Christian Flachsland

  • Christian Flachsland is Professor of Climate Policy at the Hertie School and Director of the School's Centre for Sustainability. He is also a Research Fellow at the Mercator Research Institute on Global Commons and Climate Change (MCC). His research focuses on the design, governance and politics of climate, energy and sustainability policy. He publishes in Science, Nature Climate Change, and leading journals on climate policy and climate politics. Flachsland co-coordinates the research on Governance in the Kopernikus-Ariadne project, a major research consortium assessing climate policy options for Germany and Europe, funded by the German Federal Ministry of Education and Research (BMBF).

Cornelia Woll

  • Cornelia Woll is President of the Hertie School and Professor of International Political Economy.

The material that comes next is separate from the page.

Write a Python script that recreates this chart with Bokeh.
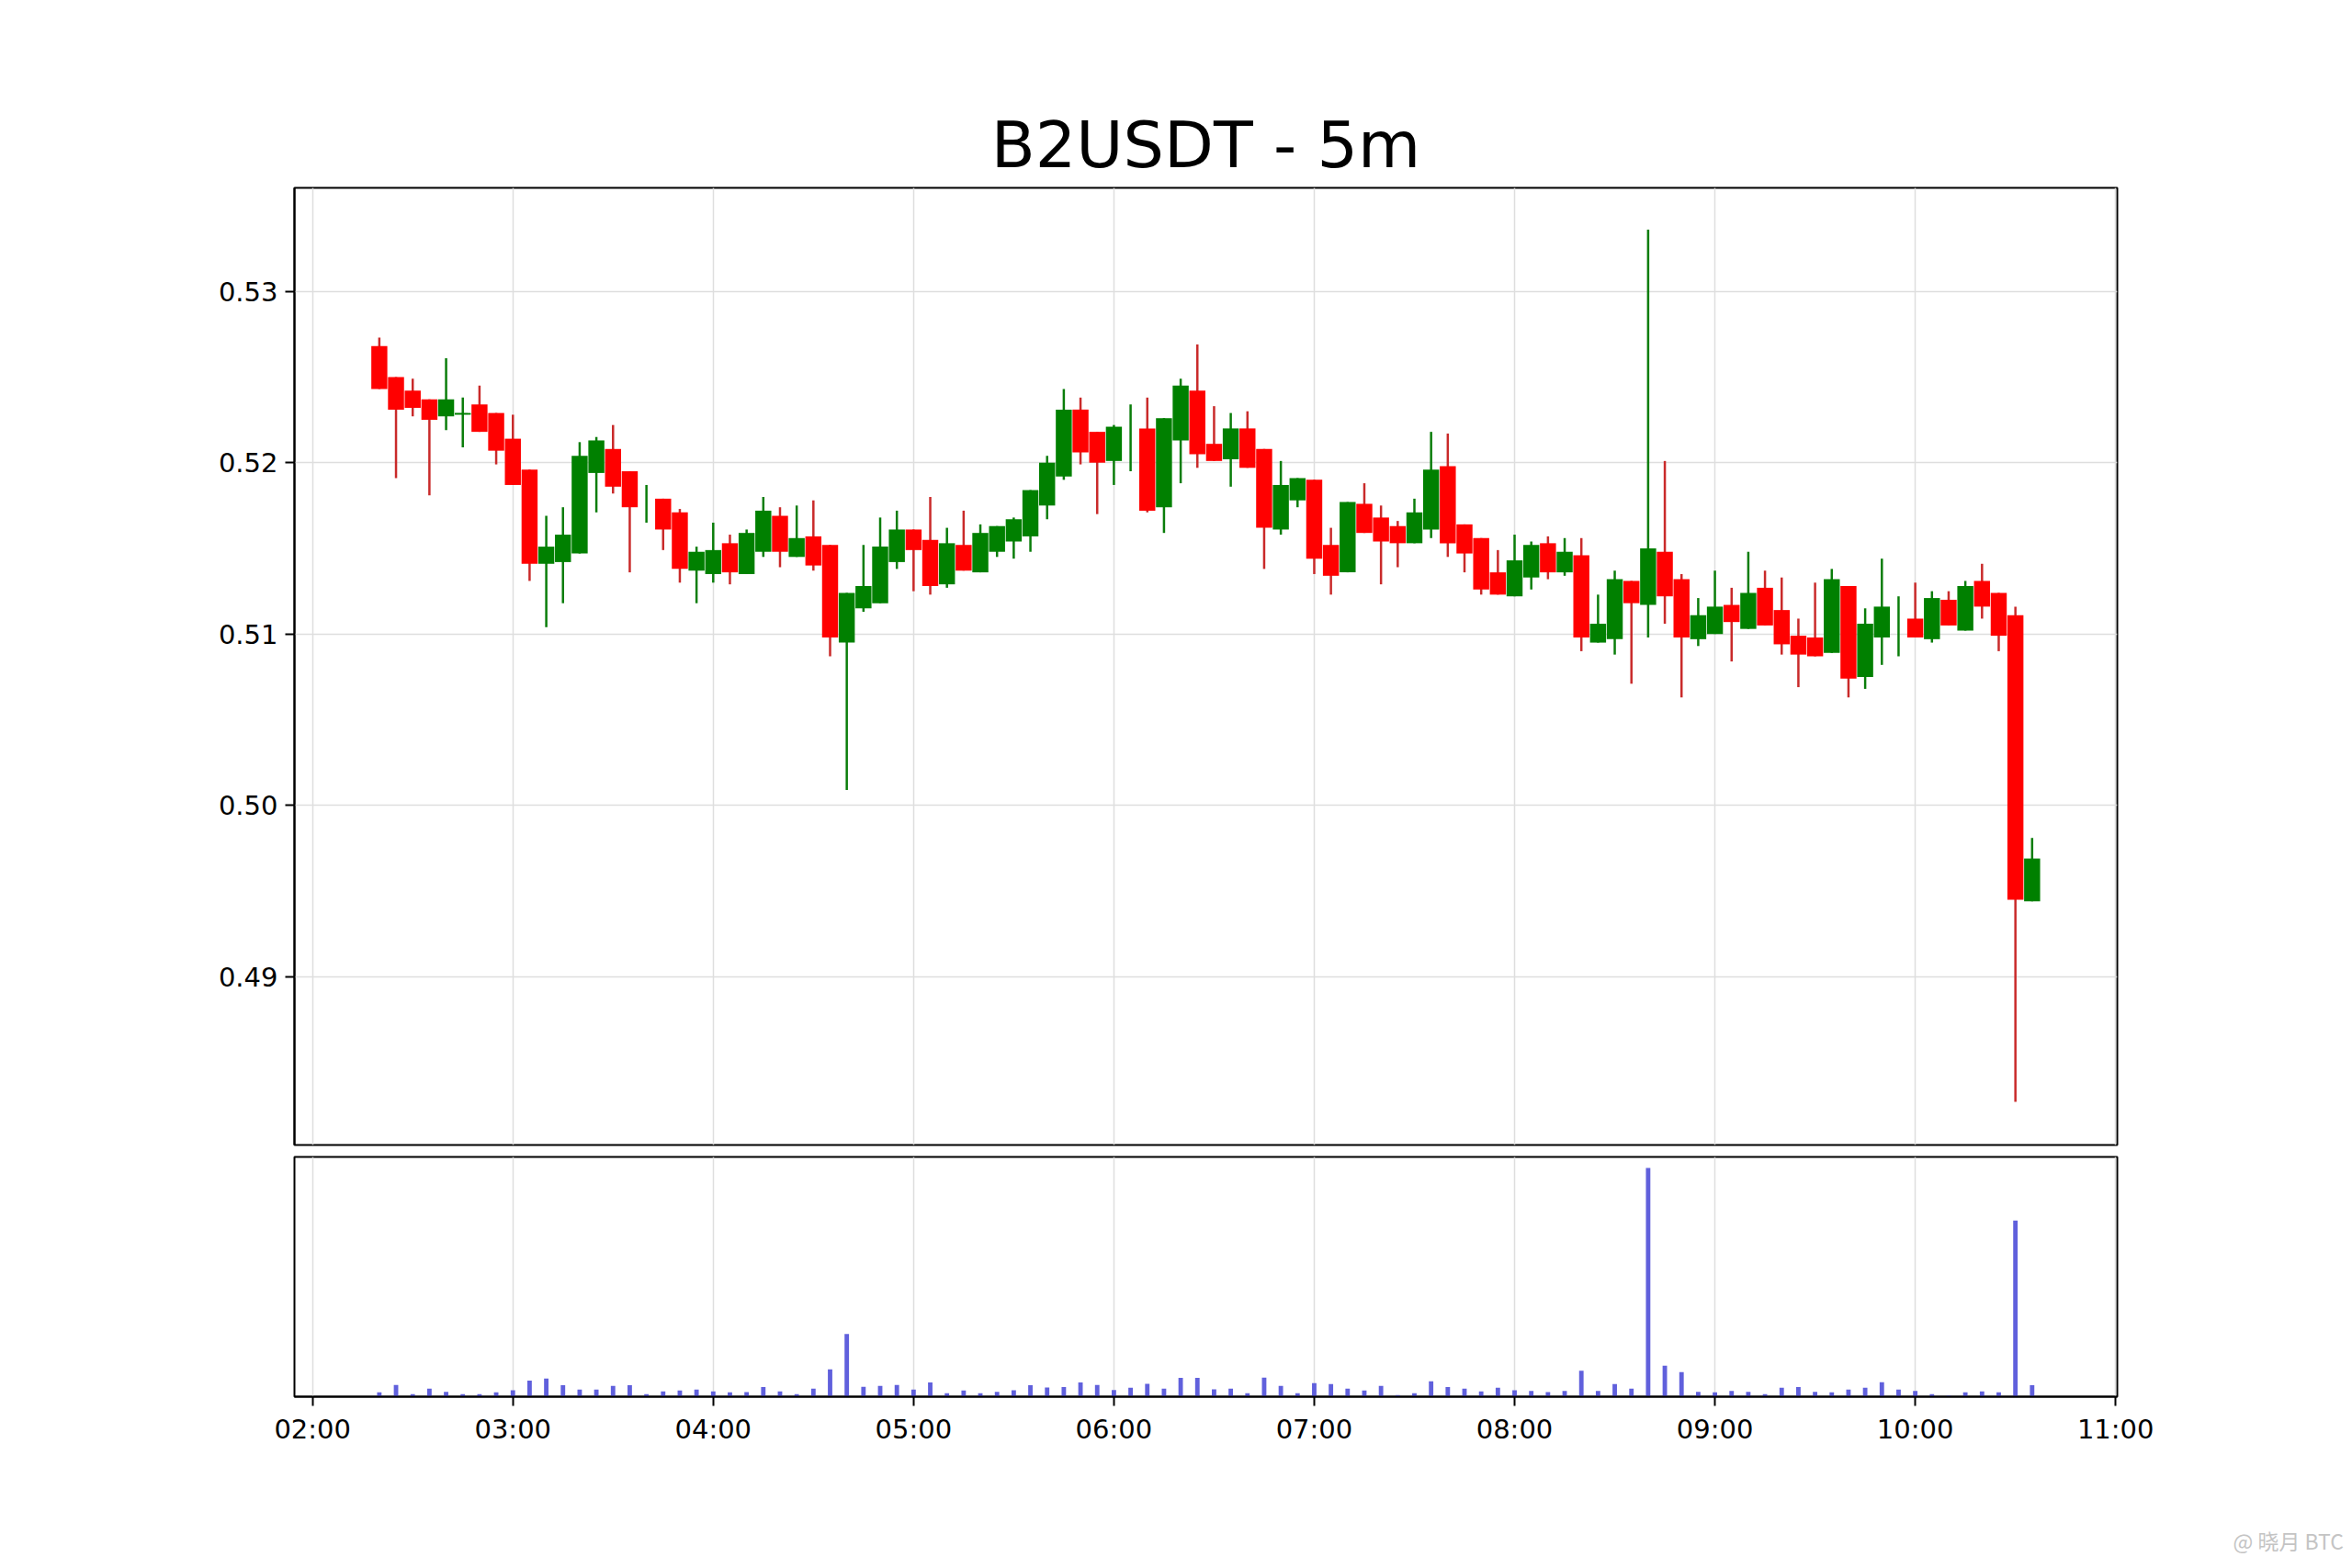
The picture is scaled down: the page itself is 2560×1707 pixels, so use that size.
import pandas as pd
from bokeh.plotting import figure
from bokeh.layouts import column
from bokeh.models import Range1d, FixedTicker, ColumnDataSource, Title
from bokeh.embed import file_html
from bokeh.resources import INLINE

# ---------------- data ----------------
title_text = "B2USDT - 5m"
watermark_text = "@ 晓月 BTC"

times = (
    "02:20 02:25 02:30 02:35 02:40 02:45 02:50 02:55 "
    "03:00 03:05 03:10 03:15 03:20 03:25 03:30 03:35 03:40 03:45 03:50 03:55 "
    "04:00 04:05 04:10 04:15 04:20 04:25 04:30 04:35 04:40 04:45 04:50 04:55 "
    "05:00 05:05 05:10 05:15 05:20 05:25 05:30 05:35 05:40 05:45 05:50 05:55 "
    "06:00 06:05 06:10 06:15 06:20 06:25 06:30 06:35 06:40 06:45 06:50 06:55 "
    "07:00 07:05 07:10 07:15 07:20 07:25 07:30 07:35 07:40 07:45 07:50 07:55 "
    "08:00 08:05 08:10 08:15 08:20 08:25 08:30 08:35 08:40 08:45 08:50 08:55 "
    "09:00 09:05 09:10 09:15 09:20 09:25 09:30 09:35 09:40 09:45 09:50 09:55 "
    "10:00 10:05 10:10 10:15 10:20 10:25 10:30 10:35"
).split()

opens = [
    0.5268, 0.5250, 0.5242, 0.5237, 0.5227, 0.5228, 0.5234, 0.5229,
    0.5214, 0.5196, 0.5141, 0.5142, 0.5147, 0.5194, 0.5208, 0.5195, 0.5176, 0.5179, 0.5171, 0.5137,
    0.5135, 0.5153, 0.5135, 0.5148, 0.5169, 0.5145, 0.5157, 0.5152, 0.5095, 0.5115, 0.5118, 0.5142,
    0.5161, 0.5155, 0.5129, 0.5152, 0.5136, 0.5148, 0.5154, 0.5157, 0.5175, 0.5192, 0.5231, 0.5218,
    0.5201, 0.5220, 0.5220, 0.5174, 0.5213, 0.5242, 0.5211, 0.5202, 0.5220, 0.5208, 0.5161, 0.5178,
    0.5190, 0.5152, 0.5136, 0.5176, 0.5168, 0.5163, 0.5153, 0.5161, 0.5198, 0.5164, 0.5156, 0.5136,
    0.5122, 0.5133, 0.5153, 0.5136, 0.5146, 0.5095, 0.5097, 0.5131, 0.5117, 0.5148, 0.5132, 0.5097,
    0.5100, 0.5117, 0.5103, 0.5127, 0.5114, 0.5099, 0.5098, 0.5089, 0.5128, 0.5075, 0.5098, 0.5104,
    0.5109, 0.5097, 0.5120, 0.5102, 0.5131, 0.5124, 0.5111, 0.4944,
]
highs = [
    0.5273, 0.5250, 0.5249, 0.5237, 0.5261, 0.5238, 0.5245, 0.5229,
    0.5228, 0.5196, 0.5169, 0.5174, 0.5212, 0.5215, 0.5222, 0.5195, 0.5187, 0.5179, 0.5173, 0.5151,
    0.5165, 0.5158, 0.5161, 0.5180, 0.5174, 0.5175, 0.5178, 0.5152, 0.5124, 0.5152, 0.5168, 0.5172,
    0.5161, 0.5180, 0.5162, 0.5172, 0.5164, 0.5163, 0.5168, 0.5184, 0.5204, 0.5243, 0.5238, 0.5218,
    0.5222, 0.5234, 0.5238, 0.5226, 0.5249, 0.5269, 0.5233, 0.5229, 0.5230, 0.5208, 0.5201, 0.5191,
    0.5190, 0.5162, 0.5177, 0.5188, 0.5175, 0.5166, 0.5179, 0.5218, 0.5217, 0.5164, 0.5156, 0.5149,
    0.5158, 0.5154, 0.5157, 0.5156, 0.5156, 0.5123, 0.5137, 0.5131, 0.5336, 0.5201, 0.5135, 0.5121,
    0.5137, 0.5127, 0.5148, 0.5137, 0.5133, 0.5109, 0.5130, 0.5138, 0.5128, 0.5115, 0.5144, 0.5122,
    0.5130, 0.5125, 0.5125, 0.5131, 0.5141, 0.5124, 0.5116, 0.4981,
]
lows = [
    0.5243, 0.5191, 0.5227, 0.5181, 0.5219, 0.5209, 0.5218, 0.5199,
    0.5187, 0.5131, 0.5104, 0.5118, 0.5147, 0.5171, 0.5182, 0.5136, 0.5165, 0.5149, 0.5130, 0.5118,
    0.5130, 0.5129, 0.5135, 0.5145, 0.5139, 0.5145, 0.5137, 0.5087, 0.5009, 0.5113, 0.5118, 0.5138,
    0.5125, 0.5123, 0.5127, 0.5137, 0.5136, 0.5145, 0.5144, 0.5148, 0.5167, 0.5190, 0.5199, 0.5170,
    0.5187, 0.5195, 0.5171, 0.5159, 0.5188, 0.5197, 0.5201, 0.5186, 0.5197, 0.5138, 0.5158, 0.5174,
    0.5135, 0.5123, 0.5136, 0.5159, 0.5129, 0.5139, 0.5153, 0.5156, 0.5145, 0.5136, 0.5123, 0.5123,
    0.5122, 0.5126, 0.5132, 0.5134, 0.5090, 0.5095, 0.5088, 0.5071, 0.5098, 0.5106, 0.5063, 0.5093,
    0.5100, 0.5084, 0.5103, 0.5105, 0.5088, 0.5069, 0.5087, 0.5089, 0.5063, 0.5068, 0.5082, 0.5087,
    0.5098, 0.5095, 0.5105, 0.5102, 0.5109, 0.5090, 0.4827, 0.4944,
]
closes = [
    0.5243, 0.5231, 0.5232, 0.5225, 0.5237, 0.5229, 0.5218, 0.5207,
    0.5187, 0.5141, 0.5151, 0.5158, 0.5204, 0.5213, 0.5186, 0.5174, 0.5176, 0.5161, 0.5138, 0.5148,
    0.5149, 0.5136, 0.5159, 0.5172, 0.5148, 0.5156, 0.5140, 0.5098, 0.5124, 0.5128, 0.5151, 0.5161,
    0.5149, 0.5128, 0.5153, 0.5137, 0.5159, 0.5163, 0.5167, 0.5184, 0.5200, 0.5231, 0.5206, 0.5200,
    0.5221, 0.5220, 0.5172, 0.5226, 0.5245, 0.5205, 0.5201, 0.5220, 0.5197, 0.5162, 0.5187, 0.5191,
    0.5144, 0.5134, 0.5177, 0.5159, 0.5154, 0.5153, 0.5171, 0.5196, 0.5153, 0.5147, 0.5126, 0.5123,
    0.5143, 0.5152, 0.5136, 0.5148, 0.5098, 0.5106, 0.5132, 0.5118, 0.5150, 0.5122, 0.5098, 0.5111,
    0.5116, 0.5107, 0.5124, 0.5105, 0.5094, 0.5088, 0.5087, 0.5132, 0.5074, 0.5106, 0.5116, 0.5104,
    0.5098, 0.5121, 0.5105, 0.5128, 0.5116, 0.5099, 0.4945, 0.4969,
]
volumes = [
    14, 38, 8, 26, 16, 8, 8, 14,
    21, 52, 59, 37, 23, 23, 35, 37, 8, 17, 20, 23,
    17, 14, 15, 31, 17, 8, 26, 89, 204, 32, 35, 38,
    23, 46, 11, 20, 11, 16, 21, 37, 30, 31, 46, 38,
    22, 29, 42, 26, 61, 61, 24, 26, 11, 62, 35, 11,
    44, 41, 26, 20, 35, 5, 11, 50, 31, 26, 17, 29,
    21, 19, 15, 19, 84, 19, 41, 26, 743, 101, 80, 16,
    14, 19, 16, 8, 29, 31, 16, 14, 23, 29, 47, 23,
    19, 8, 4, 14, 17, 14, 572, 37,
]

x_tick_labels = ["02:00", "03:00", "04:00", "05:00", "06:00",
                 "07:00", "08:00", "09:00", "10:00", "11:00"]
y_tick_labels = ["0.49", "0.50", "0.51", "0.52", "0.53"]

# ---------------- styling ----------------
DAY = "2024-01-01 "
FONT = "DejaVu Sans"
UP_BODY, DOWN_BODY = "#008000", "#ff0000"
UP_WICK, DOWN_WICK = "#0a7d0a", "#c92a2a"
VOL_COLOR = "#6060dc"
GRID_COLOR = "#dedede"


def ms(s):
    return pd.Timestamp(DAY + s).value / 1e6


t_ms = [ms(s) for s in times]
up = [c >= o for o, c in zip(opens, closes)]
src = ColumnDataSource(dict(
    t=t_ms,
    open=opens, high=highs, low=lows, close=closes,
    top=[max(o, c) for o, c in zip(opens, closes)],
    bottom=[min(o, c) for o, c in zip(opens, closes)],
    body=[UP_BODY if u else DOWN_BODY for u in up],
    wick=[UP_WICK if u else DOWN_WICK for u in up],
    vol=volumes,
))

x_ticks = [ms(s) for s in x_tick_labels]
y_ticks = [float(s) for s in y_tick_labels]

x_range = Range1d(ms("01:54") + 35000, ms("11:00") + 30000)

# ---------------- price panel ----------------
p1 = figure(width=2552, height=1248, x_axis_type="datetime",
            x_range=x_range, y_range=Range1d(0.48018, 0.53604),
            output_backend="svg", toolbar_location=None,
            min_border_left=320, min_border_right=248,
            min_border_top=204, min_border_bottom=2,
            title=title_text)
p1.title.text_font = FONT
p1.title.text_font_size = "70px"
p1.title.text_font_style = "normal"
p1.title.align = "center"
p1.title.text_color = "black"
p1.title.standoff = 12

p1.segment(x0="t", y0="low", x1="t", y1="high", source=src,
           line_color="wick", line_width=2.5)
p1.vbar(x="t", top="top", bottom="bottom", width=288000, source=src,
        fill_color="body", line_color=None)

p1.xaxis.visible = False
p1.xaxis.ticker = FixedTicker(ticks=x_ticks)
p1.xgrid.ticker = FixedTicker(ticks=x_ticks)
p1.yaxis.ticker = FixedTicker(ticks=y_ticks)
p1.yaxis.major_label_overrides = dict(zip(y_ticks, y_tick_labels))

p1.yaxis.major_label_text_font = FONT
p1.yaxis.major_label_text_font_size = "29px"
p1.yaxis.major_label_text_color = "black"
p1.yaxis.major_tick_out = 10
p1.yaxis.major_tick_in = 0
p1.yaxis.major_tick_line_width = 2
p1.yaxis.major_tick_line_color = "black"
p1.yaxis.minor_tick_line_color = None
p1.yaxis.axis_line_width = 2
p1.yaxis.axis_line_color = "black"
p1.yaxis.major_label_standoff = 8

p1.xgrid.grid_line_color = GRID_COLOR
p1.ygrid.grid_line_color = GRID_COLOR
p1.xgrid.grid_line_width = 1.5
p1.ygrid.grid_line_width = 1.5
p1.outline_line_color = "black"
p1.outline_line_width = 2
p1.outline_line_alpha = 1

# ---------------- volume panel ----------------
VOL_TOP = 779
p2 = figure(width=2552, height=459, x_axis_type="datetime",
            x_range=x_range, y_range=Range1d(0, VOL_TOP),
            output_backend="svg", toolbar_location=None,
            min_border_left=320, min_border_right=248,
            min_border_top=11, min_border_bottom=187)
p2.vbar(x="t", top="vol", bottom=0, width=80000, source=src,
        fill_color=VOL_COLOR, line_color=None)

p2.yaxis.visible = False
p2.ygrid.visible = False
p2.xaxis.ticker = FixedTicker(ticks=x_ticks)
p2.xgrid.ticker = FixedTicker(ticks=x_ticks)
p2.xaxis.major_label_overrides = dict(zip(x_ticks, x_tick_labels))
p2.xaxis.major_label_text_font = FONT
p2.xaxis.major_label_text_font_size = "29px"
p2.xaxis.major_label_text_color = "black"
p2.xaxis.major_tick_out = 10
p2.xaxis.major_tick_in = 0
p2.xaxis.major_tick_line_width = 2
p2.xaxis.major_tick_line_color = "black"
p2.xaxis.minor_tick_line_color = None
p2.xaxis.axis_line_width = 2
p2.xaxis.axis_line_color = "black"
p2.xaxis.major_label_standoff = 8
p2.xgrid.grid_line_color = GRID_COLOR
p2.xgrid.grid_line_width = 1.5
p2.outline_line_color = "black"
p2.outline_line_width = 2
p2.outline_line_alpha = 1

# watermark in the bottom-right margin (an empty spacer title pushes it down)
spacer = Title(text=" ", standoff=68, text_font_size="10px")
p2.add_layout(spacer, "below")
wm = Title(text=watermark_text, align="left", offset=2110, standoff=2,
           text_font="Noto Sans CJK SC", text_font_size="23px",
           text_font_style="normal", text_color="#c4c4c4")
p2.add_layout(wm, "below")

layout = column(p1, p2)
open("out.html", "w").write(file_html(layout, INLINE))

Woll came to the Hertie School in 2022 from Sciences Po in Paris, where she had served in many roles since 2006, including President of the Academic Board, Professor of Political Science, Co-Director of the Max Planck Sciences Po Center. She has been a visiting professor at Goethe University Frankfurt and Harvard University. Woll holds a habilitation in political science from the University of Bremen (2013), a bi-national PhD from Sciences Po and the University of Cologne (2005), and an MA and a BA in international relations and political science from the University of Chicago.

    Her research focuses on the international political economy and economic sociology, in particular regulatory issues in the European Union and the United States. A specialist on business-government relations, she is the author of Corporate Crime and Punishment: Negotiated Justice in Global Markets (Princeton, 2023), The Power of Inaction: Bank Bailouts in Comparative Perspective (Cornell, 2014) and Firm Interest: How Governments Shape Business Lobbying on Global Trade (Cornell, 2008). Other work has examined economic patriotism, trade and industrial policies, Europeanisation and employers' organisations.

Hanna Decker

  • Hanna Decker studied economics and political science, specialising in resource and energy economics in Münster and Lyon. She also completed the Konrad Adenauer Foundation's "Young Journalists Programme". From 2016 to 2018 she worked as an economics editor at FAZ.NET. She then moved to Cologne, where she worked on electricity and gas markets, decarbonisation instruments and paths to climate neutrality at the Institute of Energy Economics (EWI) and on her Master's degree in Economics at the university. In March 2023, she returned to the economics editorial team at F.A.Z. and has been reporting on energy topics since then.